Coming to Rio for Carnaval was one of our top priorities for the South American tour. We booked months ago, to get a hotel in the city centre near all the action, and to reserve seats for the main spectacle, the Sambadromo Parade. We were expecting fun, excitement and, of course, sun.
Our first few days in Rio showed how much expectations and reality can differ. For a start, although hot, it was very wet. There was constant cloud and a steady drizzle, with the occasional downpour. The streets were crowded with fun-seekers in outrageous costumes, drinking and dancing to very loud music. (For Kiwi readers, think Wellington Sevens without the restraint and decorum.) To start with, we went out seeking the action and followed the crowds surging along the main street in pursuit of a loud band on the back of a bus. However, after a little while the constant noise became a bit wearing.
One thing we had not anticipated was that everywhere closes for the four days of Carnaval – in fact, most shops, restaurants and bars have shutters firmly in place for the whole period. This meant that we could not escape the rain and noise by visiting a church or a museum, because they were all closed. It made eating and drinking difficult: the city centre was like a ghost town in the short breaks between street parties, and we ate three times at the only restaurant which appeared to be open.
A consequence of the constant street parties is that the streets themselves become disgustingly filthy, as well as wet from the rain and other fluids produced by the many men who can’t be bothered to use the portable toilets provided. Definitely not a place to walk round in sandals!
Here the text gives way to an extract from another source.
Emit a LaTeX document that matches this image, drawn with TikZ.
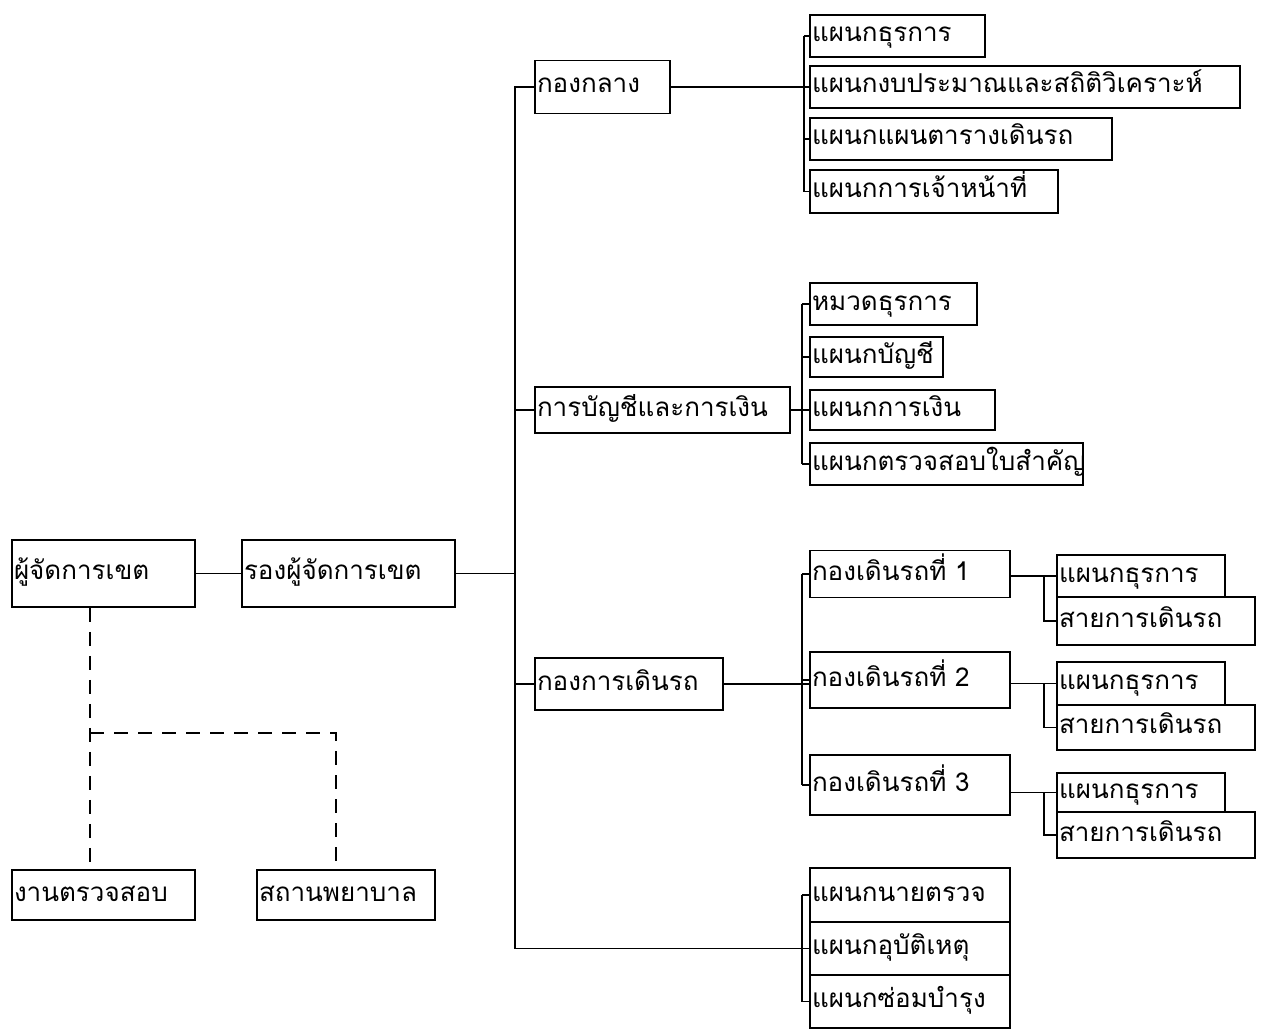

Another problem we encountered was due to our extremely limited Portuguese. Naively, we assumed that we would be able to get by in a combination of Spanish and English, but in many cases this just didn’t work. It was particularly a problem ordering food and making sure it was vegetarian.
We made a trip by cog railway up Corcovado Mountain, which is topped by the giant art deco statue of Christ the Redeemer, seen in all the classic photos of Rio. Unfortunately, when we reached the top it was surrounded by cloud, so we saw the statue only intermittently, and had no view over the city at all.
Having spelt out some of the disappointments, we should also mention the positives. The people are lively and friendly, and there are some beautiful buildings scattered around, including some ancient churches such as Sao Bento (third oldest in the Americas) with some magnificent baroque carvings.
The major positive, to outshine all others, was the Sambadromo parade, where the best samba ‘schools’ compete for the title. This goes on all night, and is held in a special long alley lined with stands. We had booked tickets for Sector 7, and arrived early to get the best positions (there are no allocated seats, in fact no seats at all, just concrete steps to sit on). The gates opened (in theory) at 5 pm, and when we arrived at 3.30 there was already a crowd waiting. The gates actually opened at 5.15, and we made a successful dash for the front row of our sector. These are the best seats in the house, as you can sit on the steps behind but also stand up to get an uninterrupted view of the parade. We were surrounded by locals, all cheering for their teams, and the atmosphere was electric. The actual parades didn’t start till 9, so we had more waiting to do, mollified by cans of beer or Smirnoff Ice. But all the hassle and waiting was worthwhile, because the event itself is unique and amazing.
How to describe it? Each samba school marches for 80 minutes, and has a theme, illustrated by elaborate floats and thousands of dancers in different costumes. There are scantily-clad dancers with feathers who appear at regular intervals, on the ground or on the floats. Each parade has many ‘alas’ (groups of 100 or more dancers) in matching elaborate and often bizarre costumes; the successive waves fill the arena in a blaze of colour.
The floats are incredible contraptions, each one seeming to be more ‘over the top’ than the last. Sometimes the themes were hard to make out (for those unfamiliar with Brazilian culture). Our favourite parade was the first, telling the story of Darwin’s theory of natural selection with costumes and floats illustrating different organisms, from amoeba up to man. We saw six parades altogether, and staggered back to our hotel at 7 am.
From central Rio we shifted our base to Copacabana, which was like going to a different city or even country. By then Carnaval was over, and Copacabana was happening, lively, (relatively) clean and more geared up for tourists. On the day we arrived there was actually some sun, the first we’d seen since arriving in Rio. However, it didn’t last; most of the time it was cloudy, with occasional downpours. In total we had nine days in Rio, but only one day completely without rain.
Due to the weather, we did not spend a lot of time on the beach at Copacabana. However, we went for long walks along the seashore, to several neighbouring beaches including Ipanema (where the famous Girl came from). We also explored the Rio lagoon, and took a swan-shaped pedalo out for a short paddle. We saw lots of interesting birds, and some fish which jumped amazingly high out of the water.
One morning we went up to the top of Sugar Loaf Mountain, which involves taking two cablecars (although we did not see James Bond fighting on the roof). Sugar Loaf is not as high as Corcovado, but there was still a lot of cloud and mist swilling around. In this case we did manage to get some views, but they were ‘atmospheric’ rather than out of this world.